The only fiction I enjoy is in books and movies.
Companies in the 21st century capture the market by targeting its audience online. Avail the services of a company once, and be prepared to receive information about its offers and policies on your phone, email, and every other possible online medium. It’s the company’s method of retaining customers.
Recently, Karthik Srinivasan, a Bengaluru-based digital marketer, received an email from HDFC bank, welcoming him to their virtual relationship manager program as a new user of their preferred/classic banking account. The programme, assigned to him by default, was apparently for his benefit. Scrolling down the email, he noticed the fine print at the bottom which mentioned that the program was to cost him Rs 115 quarterly – Rs 460 a year. Moreover, users were signed up to the programme by default and could only opt-out manually through a tiny link, also at the bottom of the email.
Speaking to The Logical Indian, Srinivasan expressed his concerns with the ‘opt-out’ option, “I called the HDFC bank customer care and asked them how can there be an option to opt-out? There should be an ‘opt-in’ option for the users where they are given a choice to assess the utility of the program and then decide if they want to subscribe to it. The bank is auto-enrolling people for a charged program. Most people do not even open the mail or miss reading the fine print at the bottom.”
Srinivasan opted out of the program when he received the mail in January so it didn’t cost him any money, but he believes that there must be hundreds misled by the virtual relationship manager program.
When HDFC bank said that it has committed no legal gaffes and its opt-out facility maintains “fairness and transparency”, Srinivasan took to Twitter to passively convince the bank to resolve the issue. Since February this year, he has decided to tweet about it “every single day till the end of 2017” until HDFC Bank apologised.
— Karthik (@beastoftraal) February 1, 2017
Srinivasan is big on Twitter, with 25,000 followers. Staying true to his words, he took to the social media platform to educate all HDFC preferred/classic banking account users about the bank’s auto-enrolled charged program.
— Karthik (@beastoftraal) February 1, 2017
When the bank didn’t respond to his Tweets for a week, Srinivasan wrote a blog regarding the same.
On Day 9, he tagged HDFC board of directors, asking them to apologise to its customers. And the next day, the RBI also found a place in his Tweet.
— Karthik (@beastoftraal) February 10, 2017
He has even tried to convince the bank with humour.
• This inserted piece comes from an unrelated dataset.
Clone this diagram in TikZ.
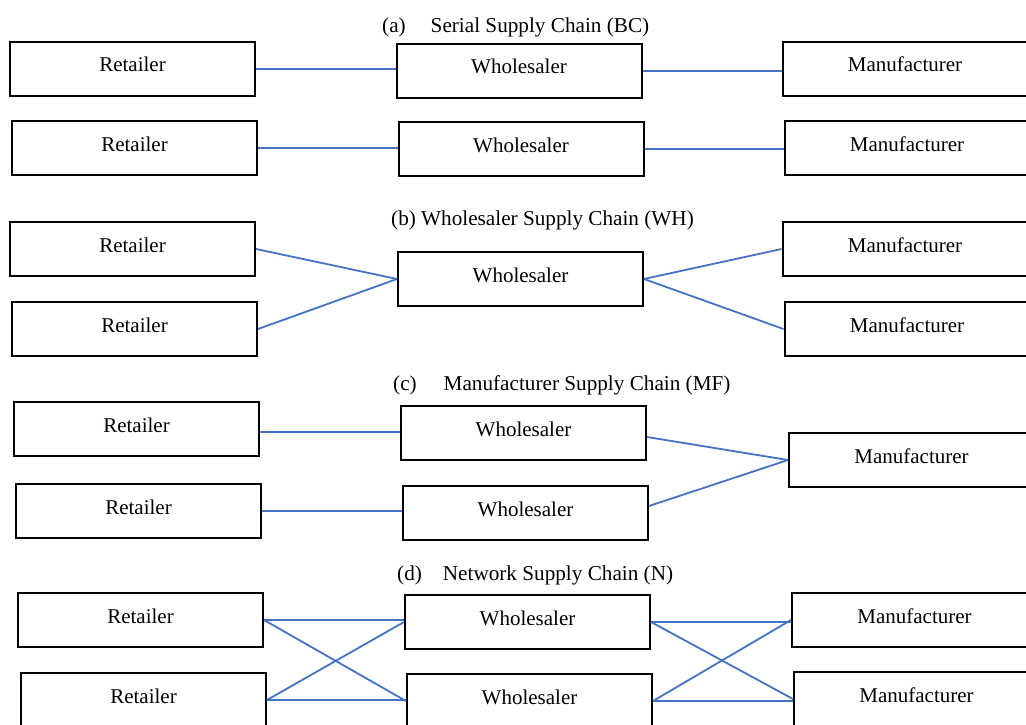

— Karthik (@beastoftraal) March 18, 2017
His latest tweet, on Day 51, highlights HDFC bank’s desperate attempt to prove its innocence.
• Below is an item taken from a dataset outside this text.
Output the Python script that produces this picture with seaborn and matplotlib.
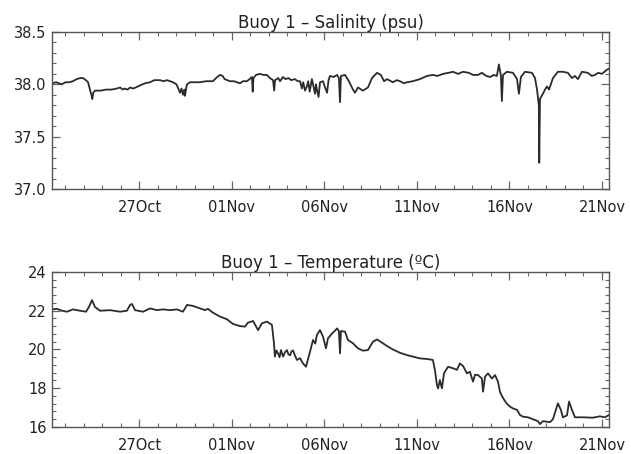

— Karthik (@beastoftraal) March 23, 2017
At least a thousand people have informed Srinivasan that they had no idea that they were being charged by default, and opted out of the program only after reading his tweets.
“There were a few users who didn’t even have the opt-out option attached to their mail and had to call the bank to reverse the charges. So if you call the bank specifically, informing them that you had no idea about the charged program, only then you will be reimbursed. All I want from the bank is to be transparent in the way it communicates about the charge to their customers”, Srinivasan said.
The Logical Indian community supports Karthik Srinivasan’s cause and we hope that HDFC bank resolves the issue as soon as possible.
Update: Karthik Srinivasan shared with us the public explanation from the corporate communications head at HDFC.
“Let me start by stating an article of faith: HDFC Bank is committed to the highest standards of ethics and business conduct. Naturally, I have been dismayed by words like ‘deceitful’, ‘unethical’ and ‘cheating’ being used in a section of the social media to describe our conduct pertaining to a certain Programme Management Fee.
I would like to set the record straight on this, and submit that the Bank has been fair and transparent with respect to this programme management fee in the following way:
a) Giving the customer the opportunity to experience the service for free for a year before levying any charges.
b) Communicating the charges to customers at regular intervals. A welcome mail is sent to customers introducing them to the programme. Subsequently, the nominal fee is mentioned in the monthly bank statements, 12 of them, during the course of the free trial. Information on the charge is also available on our website, and with the Relationship Manager.
c) Providing an exit option for those who do not wish to avail of these services.
Needless to say all this is in compliance with regulatory requirements.
Speaking of the Programme, well, I believe the benefits of the programme far outweigh the nominal fee of Rs 100 per quarter. While the benefits are detailed here: http://bit.ly/2nscKCP, the key ones are the following:
1) Discount of up to 100% on Locker charges
2) Unlimited usage of ATMs
3) Preferential pricing on loans
4) Waiver of charges for Non-Maintenance of the required Average Monthly Balance (AMB) on all accounts
While we believe this is a strong value proposition, a customer can exit anytime he chooses to by clicking a button.
I know banks in their zeal do sometimes go overboard with emails, often the only channel left to communicate with customers. I also know it puts off some of us. But some of these mails, like the monthly statement, are a must-read. Wonder if there’s a way out?